— Task to complete —
Below are the records. Count the lines containing the string "this", and reply with the number alone.

--- START Input rows ---

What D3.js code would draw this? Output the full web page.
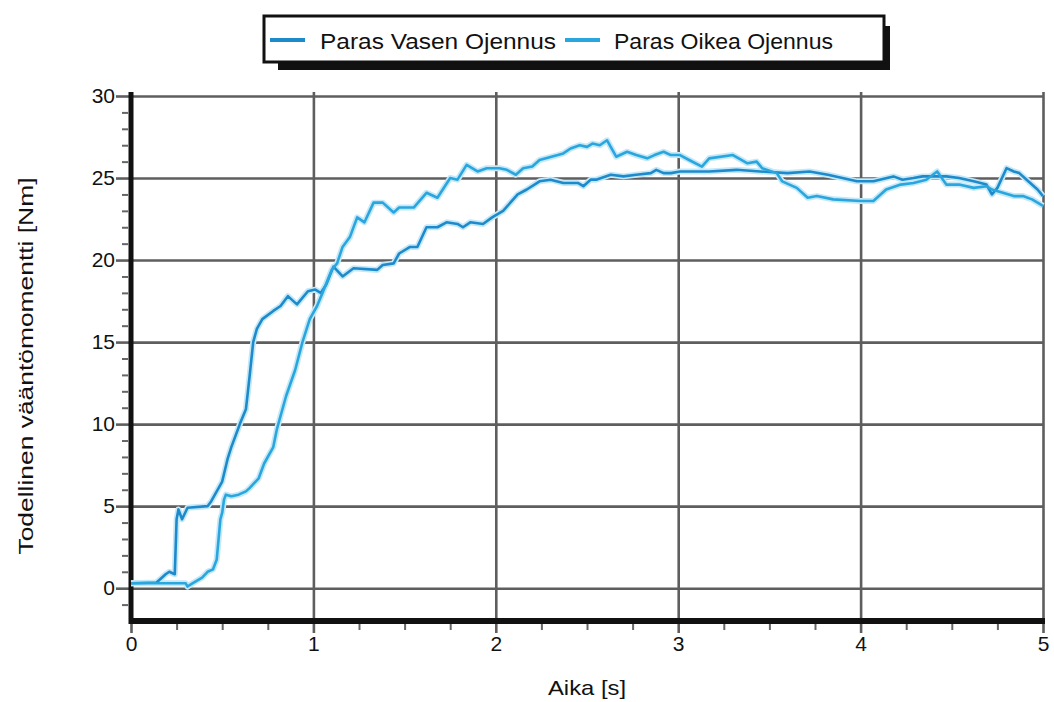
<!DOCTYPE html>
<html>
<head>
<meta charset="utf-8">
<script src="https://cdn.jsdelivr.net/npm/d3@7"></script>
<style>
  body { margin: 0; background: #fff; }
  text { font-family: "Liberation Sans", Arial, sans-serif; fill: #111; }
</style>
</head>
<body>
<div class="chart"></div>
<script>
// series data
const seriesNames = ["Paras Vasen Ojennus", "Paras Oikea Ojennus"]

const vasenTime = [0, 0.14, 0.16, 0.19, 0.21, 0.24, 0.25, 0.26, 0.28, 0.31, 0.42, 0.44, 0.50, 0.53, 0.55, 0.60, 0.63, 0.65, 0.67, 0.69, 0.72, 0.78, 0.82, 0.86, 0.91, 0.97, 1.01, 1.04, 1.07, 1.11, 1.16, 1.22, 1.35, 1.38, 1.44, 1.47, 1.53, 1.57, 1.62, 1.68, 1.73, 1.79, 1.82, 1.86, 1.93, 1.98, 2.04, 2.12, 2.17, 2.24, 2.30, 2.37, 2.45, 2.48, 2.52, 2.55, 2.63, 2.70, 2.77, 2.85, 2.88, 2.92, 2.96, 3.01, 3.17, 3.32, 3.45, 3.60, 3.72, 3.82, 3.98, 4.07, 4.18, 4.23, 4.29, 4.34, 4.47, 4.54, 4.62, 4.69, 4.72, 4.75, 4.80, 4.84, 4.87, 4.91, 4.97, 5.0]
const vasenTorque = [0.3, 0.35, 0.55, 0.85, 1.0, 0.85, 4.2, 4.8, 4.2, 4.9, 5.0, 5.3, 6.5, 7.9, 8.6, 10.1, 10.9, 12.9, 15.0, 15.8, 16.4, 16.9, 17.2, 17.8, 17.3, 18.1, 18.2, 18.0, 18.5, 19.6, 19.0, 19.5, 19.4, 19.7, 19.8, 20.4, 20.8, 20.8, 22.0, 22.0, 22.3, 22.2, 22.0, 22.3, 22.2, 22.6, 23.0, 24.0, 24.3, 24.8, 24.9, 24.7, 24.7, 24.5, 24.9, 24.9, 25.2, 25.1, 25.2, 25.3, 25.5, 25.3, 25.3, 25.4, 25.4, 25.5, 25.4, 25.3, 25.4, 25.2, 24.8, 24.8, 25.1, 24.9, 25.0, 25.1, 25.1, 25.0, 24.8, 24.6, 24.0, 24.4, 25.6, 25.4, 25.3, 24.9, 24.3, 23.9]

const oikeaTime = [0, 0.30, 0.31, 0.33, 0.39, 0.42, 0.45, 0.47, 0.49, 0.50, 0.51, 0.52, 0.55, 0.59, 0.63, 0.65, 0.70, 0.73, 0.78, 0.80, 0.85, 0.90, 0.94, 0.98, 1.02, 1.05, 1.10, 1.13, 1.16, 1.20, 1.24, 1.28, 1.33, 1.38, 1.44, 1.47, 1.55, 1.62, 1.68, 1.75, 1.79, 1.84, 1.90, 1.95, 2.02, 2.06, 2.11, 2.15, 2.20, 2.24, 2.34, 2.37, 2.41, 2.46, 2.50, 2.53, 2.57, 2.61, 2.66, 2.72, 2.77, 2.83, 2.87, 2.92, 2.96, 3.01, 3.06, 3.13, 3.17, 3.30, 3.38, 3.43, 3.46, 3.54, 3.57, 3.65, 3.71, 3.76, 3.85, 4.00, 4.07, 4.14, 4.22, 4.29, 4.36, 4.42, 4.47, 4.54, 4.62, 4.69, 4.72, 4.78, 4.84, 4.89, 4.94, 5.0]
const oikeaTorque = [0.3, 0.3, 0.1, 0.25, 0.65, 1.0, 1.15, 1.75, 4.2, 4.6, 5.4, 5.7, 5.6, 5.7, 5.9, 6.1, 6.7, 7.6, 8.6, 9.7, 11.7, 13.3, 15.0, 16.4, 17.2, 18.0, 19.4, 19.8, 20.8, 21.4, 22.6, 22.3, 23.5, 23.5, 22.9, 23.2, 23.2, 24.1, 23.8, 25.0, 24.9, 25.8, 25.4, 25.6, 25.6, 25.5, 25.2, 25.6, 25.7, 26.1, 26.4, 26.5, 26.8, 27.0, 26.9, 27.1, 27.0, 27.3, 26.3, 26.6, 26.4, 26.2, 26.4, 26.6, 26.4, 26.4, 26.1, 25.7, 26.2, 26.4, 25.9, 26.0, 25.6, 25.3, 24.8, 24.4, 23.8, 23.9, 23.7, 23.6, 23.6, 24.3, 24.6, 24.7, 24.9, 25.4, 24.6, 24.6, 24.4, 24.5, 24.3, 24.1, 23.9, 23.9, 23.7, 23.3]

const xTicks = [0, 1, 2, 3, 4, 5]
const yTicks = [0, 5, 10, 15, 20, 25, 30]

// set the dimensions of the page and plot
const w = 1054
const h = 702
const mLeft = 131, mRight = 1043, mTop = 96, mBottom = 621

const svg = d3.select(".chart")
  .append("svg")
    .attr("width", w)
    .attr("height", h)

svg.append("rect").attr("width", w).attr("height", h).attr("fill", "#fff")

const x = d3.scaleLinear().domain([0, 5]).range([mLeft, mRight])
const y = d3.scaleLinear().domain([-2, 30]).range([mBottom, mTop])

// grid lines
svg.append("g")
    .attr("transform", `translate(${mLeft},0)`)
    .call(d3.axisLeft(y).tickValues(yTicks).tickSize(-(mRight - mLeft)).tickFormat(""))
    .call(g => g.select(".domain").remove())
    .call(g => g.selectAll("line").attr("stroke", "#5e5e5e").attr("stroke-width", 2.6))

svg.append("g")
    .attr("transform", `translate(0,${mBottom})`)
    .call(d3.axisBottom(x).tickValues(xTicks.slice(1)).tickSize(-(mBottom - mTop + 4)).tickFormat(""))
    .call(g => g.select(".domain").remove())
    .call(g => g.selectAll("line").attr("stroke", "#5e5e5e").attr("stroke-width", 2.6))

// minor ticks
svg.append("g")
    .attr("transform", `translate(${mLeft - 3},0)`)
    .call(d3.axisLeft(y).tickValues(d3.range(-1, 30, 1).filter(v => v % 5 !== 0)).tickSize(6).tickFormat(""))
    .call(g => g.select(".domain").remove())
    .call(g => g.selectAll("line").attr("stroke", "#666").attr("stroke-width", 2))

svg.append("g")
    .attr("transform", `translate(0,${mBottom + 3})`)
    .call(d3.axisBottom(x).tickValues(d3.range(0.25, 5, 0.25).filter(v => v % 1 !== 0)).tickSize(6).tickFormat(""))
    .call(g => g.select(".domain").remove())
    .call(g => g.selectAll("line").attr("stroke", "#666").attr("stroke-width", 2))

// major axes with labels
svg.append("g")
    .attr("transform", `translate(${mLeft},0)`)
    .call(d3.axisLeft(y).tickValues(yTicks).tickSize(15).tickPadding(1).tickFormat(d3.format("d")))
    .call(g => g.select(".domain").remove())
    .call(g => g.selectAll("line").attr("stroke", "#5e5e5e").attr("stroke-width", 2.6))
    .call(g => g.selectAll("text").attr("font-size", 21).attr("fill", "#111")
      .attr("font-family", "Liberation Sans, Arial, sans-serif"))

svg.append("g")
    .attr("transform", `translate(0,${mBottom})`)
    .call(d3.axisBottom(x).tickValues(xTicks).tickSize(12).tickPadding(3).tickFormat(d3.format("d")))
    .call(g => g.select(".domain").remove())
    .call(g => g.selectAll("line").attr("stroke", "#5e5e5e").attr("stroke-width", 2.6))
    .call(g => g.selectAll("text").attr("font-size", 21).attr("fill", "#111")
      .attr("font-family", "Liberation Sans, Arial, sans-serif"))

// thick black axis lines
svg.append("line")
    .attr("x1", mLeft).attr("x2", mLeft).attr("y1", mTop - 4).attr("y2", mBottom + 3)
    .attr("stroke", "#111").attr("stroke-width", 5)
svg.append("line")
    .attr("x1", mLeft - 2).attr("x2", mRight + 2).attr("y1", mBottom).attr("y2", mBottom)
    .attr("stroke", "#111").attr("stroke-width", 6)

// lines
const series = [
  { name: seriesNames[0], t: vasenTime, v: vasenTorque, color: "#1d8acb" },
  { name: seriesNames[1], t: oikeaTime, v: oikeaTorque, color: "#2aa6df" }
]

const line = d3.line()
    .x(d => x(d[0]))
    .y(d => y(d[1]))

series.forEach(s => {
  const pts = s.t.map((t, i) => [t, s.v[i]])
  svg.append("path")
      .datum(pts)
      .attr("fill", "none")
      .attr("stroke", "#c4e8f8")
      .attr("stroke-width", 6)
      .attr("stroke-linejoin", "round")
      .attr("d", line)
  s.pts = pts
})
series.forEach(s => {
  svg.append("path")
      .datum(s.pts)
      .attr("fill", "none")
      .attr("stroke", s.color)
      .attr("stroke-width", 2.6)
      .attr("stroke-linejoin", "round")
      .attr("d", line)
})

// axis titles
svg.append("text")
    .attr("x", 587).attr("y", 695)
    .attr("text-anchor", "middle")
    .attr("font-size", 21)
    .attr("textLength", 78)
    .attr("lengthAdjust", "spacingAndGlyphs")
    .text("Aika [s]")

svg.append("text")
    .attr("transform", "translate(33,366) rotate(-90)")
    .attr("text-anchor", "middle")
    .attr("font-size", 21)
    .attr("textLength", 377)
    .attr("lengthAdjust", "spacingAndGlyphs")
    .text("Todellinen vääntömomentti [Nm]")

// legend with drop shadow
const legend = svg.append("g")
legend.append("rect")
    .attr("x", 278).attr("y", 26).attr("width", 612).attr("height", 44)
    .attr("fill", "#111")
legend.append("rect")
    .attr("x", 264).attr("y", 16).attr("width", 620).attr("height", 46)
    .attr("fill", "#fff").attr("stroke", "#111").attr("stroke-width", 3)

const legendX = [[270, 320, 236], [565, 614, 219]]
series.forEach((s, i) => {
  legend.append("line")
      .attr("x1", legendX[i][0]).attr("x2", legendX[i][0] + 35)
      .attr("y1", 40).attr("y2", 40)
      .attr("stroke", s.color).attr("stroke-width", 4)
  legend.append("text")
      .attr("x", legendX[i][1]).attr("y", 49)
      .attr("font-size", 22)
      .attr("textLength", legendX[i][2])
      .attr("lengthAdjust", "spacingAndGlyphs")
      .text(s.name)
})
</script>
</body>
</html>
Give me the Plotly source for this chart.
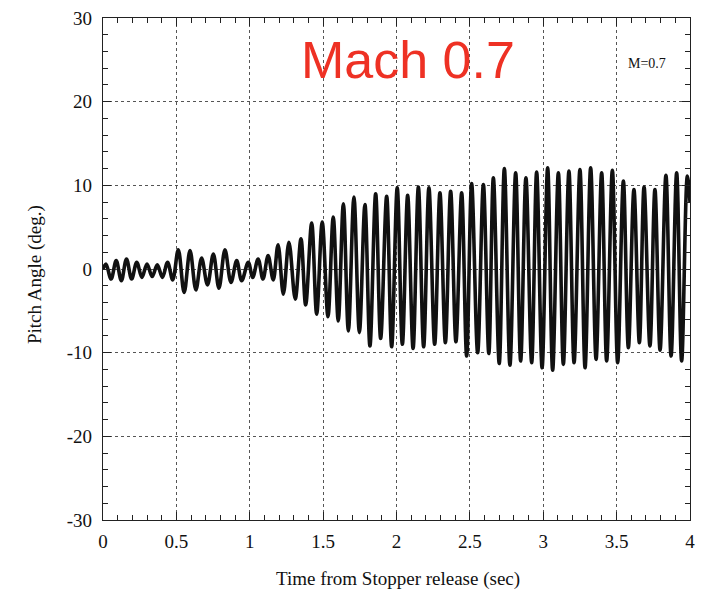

--- END Input rows ---

— Complete output —
2